(Goal)
Repeat every line exactly, keeping the pictures out of the copy.

══════════

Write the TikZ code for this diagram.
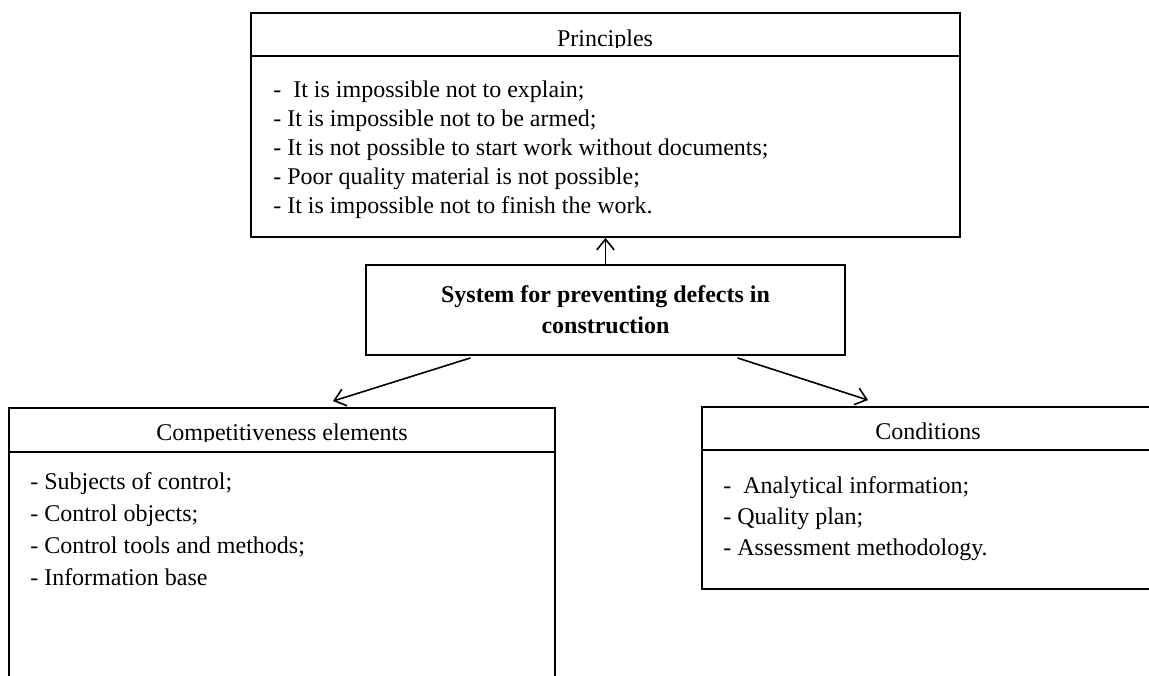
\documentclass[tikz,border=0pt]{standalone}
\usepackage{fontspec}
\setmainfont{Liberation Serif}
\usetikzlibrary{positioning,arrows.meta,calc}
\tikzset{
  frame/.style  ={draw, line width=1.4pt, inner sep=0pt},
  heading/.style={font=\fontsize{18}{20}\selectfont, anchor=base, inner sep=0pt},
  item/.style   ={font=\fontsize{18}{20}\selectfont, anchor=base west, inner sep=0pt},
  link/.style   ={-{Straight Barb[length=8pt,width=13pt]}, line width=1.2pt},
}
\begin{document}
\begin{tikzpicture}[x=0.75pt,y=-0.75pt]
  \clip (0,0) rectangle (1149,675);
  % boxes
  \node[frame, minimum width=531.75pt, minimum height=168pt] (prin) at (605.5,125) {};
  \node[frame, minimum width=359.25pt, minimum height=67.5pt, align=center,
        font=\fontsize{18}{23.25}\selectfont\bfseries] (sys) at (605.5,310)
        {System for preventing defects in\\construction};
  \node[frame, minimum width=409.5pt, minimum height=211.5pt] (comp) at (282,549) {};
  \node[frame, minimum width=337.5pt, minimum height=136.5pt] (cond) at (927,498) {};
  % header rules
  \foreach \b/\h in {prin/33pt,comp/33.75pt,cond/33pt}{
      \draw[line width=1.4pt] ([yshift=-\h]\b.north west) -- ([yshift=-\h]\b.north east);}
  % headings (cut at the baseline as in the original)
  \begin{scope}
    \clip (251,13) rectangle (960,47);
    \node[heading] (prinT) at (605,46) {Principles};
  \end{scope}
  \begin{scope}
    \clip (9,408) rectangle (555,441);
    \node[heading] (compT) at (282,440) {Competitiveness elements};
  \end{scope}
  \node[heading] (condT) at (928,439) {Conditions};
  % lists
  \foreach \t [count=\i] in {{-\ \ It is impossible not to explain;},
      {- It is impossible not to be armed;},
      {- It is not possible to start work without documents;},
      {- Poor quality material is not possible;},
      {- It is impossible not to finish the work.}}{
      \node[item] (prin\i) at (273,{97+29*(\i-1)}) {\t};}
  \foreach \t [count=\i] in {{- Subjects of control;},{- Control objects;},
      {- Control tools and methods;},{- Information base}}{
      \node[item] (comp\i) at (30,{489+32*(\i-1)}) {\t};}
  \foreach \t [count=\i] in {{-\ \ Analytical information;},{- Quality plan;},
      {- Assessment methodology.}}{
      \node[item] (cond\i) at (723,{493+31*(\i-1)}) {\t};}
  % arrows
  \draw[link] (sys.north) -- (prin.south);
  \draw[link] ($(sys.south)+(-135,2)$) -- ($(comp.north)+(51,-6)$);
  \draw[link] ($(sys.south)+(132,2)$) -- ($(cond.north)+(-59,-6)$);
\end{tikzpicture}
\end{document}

══════════

(Output of the exercise)
Write the TikZ code for this diagram.
\documentclass[tikz,border=0pt]{standalone}
\usepackage{fontspec}
\setmainfont{Liberation Serif}
\usetikzlibrary{positioning,arrows.meta,calc}
\tikzset{
  frame/.style  ={draw, line width=1.4pt, inner sep=0pt},
  heading/.style={font=\fontsize{18}{20}\selectfont, anchor=base, inner sep=0pt},
  item/.style   ={font=\fontsize{18}{20}\selectfont, anchor=base west, inner sep=0pt},
  link/.style   ={-{Straight Barb[length=8pt,width=13pt]}, line width=1.2pt},
}
\begin{document}
\begin{tikzpicture}[x=0.75pt,y=-0.75pt]
  \clip (0,0) rectangle (1149,675);
  % boxes
  \node[frame, minimum width=531.75pt, minimum height=168pt] (prin) at (605.5,125) {};
  \node[frame, minimum width=359.25pt, minimum height=67.5pt, align=center,
        font=\fontsize{18}{23.25}\selectfont\bfseries] (sys) at (605.5,310)
        {System for preventing defects in\\construction};
  \node[frame, minimum width=409.5pt, minimum height=211.5pt] (comp) at (282,549) {};
  \node[frame, minimum width=337.5pt, minimum height=136.5pt] (cond) at (927,498) {};
  % header rules
  \foreach \b/\h in {prin/33pt,comp/33.75pt,cond/33pt}{
      \draw[line width=1.4pt] ([yshift=-\h]\b.north west) -- ([yshift=-\h]\b.north east);}
  % headings (cut at the baseline as in the original)
  \begin{scope}
    \clip (251,13) rectangle (960,47);
    \node[heading] (prinT) at (605,46) {Principles};
  \end{scope}
  \begin{scope}
    \clip (9,408) rectangle (555,441);
    \node[heading] (compT) at (282,440) {Competitiveness elements};
  \end{scope}
  \node[heading] (condT) at (928,439) {Conditions};
  % lists
  \foreach \t [count=\i] in {{-\ \ It is impossible not to explain;},
      {- It is impossible not to be armed;},
      {- It is not possible to start work without documents;},
      {- Poor quality material is not possible;},
      {- It is impossible not to finish the work.}}{
      \node[item] (prin\i) at (273,{97+29*(\i-1)}) {\t};}
  \foreach \t [count=\i] in {{- Subjects of control;},{- Control objects;},
      {- Control tools and methods;},{- Information base}}{
      \node[item] (comp\i) at (30,{489+32*(\i-1)}) {\t};}
  \foreach \t [count=\i] in {{-\ \ Analytical information;},{- Quality plan;},
      {- Assessment methodology.}}{
      \node[item] (cond\i) at (723,{493+31*(\i-1)}) {\t};}
  % arrows
  \draw[link] (sys.north) -- (prin.south);
  \draw[link] ($(sys.south)+(-135,2)$) -- ($(comp.north)+(51,-6)$);
  \draw[link] ($(sys.south)+(132,2)$) -- ($(cond.north)+(-59,-6)$);
\end{tikzpicture}
\end{document}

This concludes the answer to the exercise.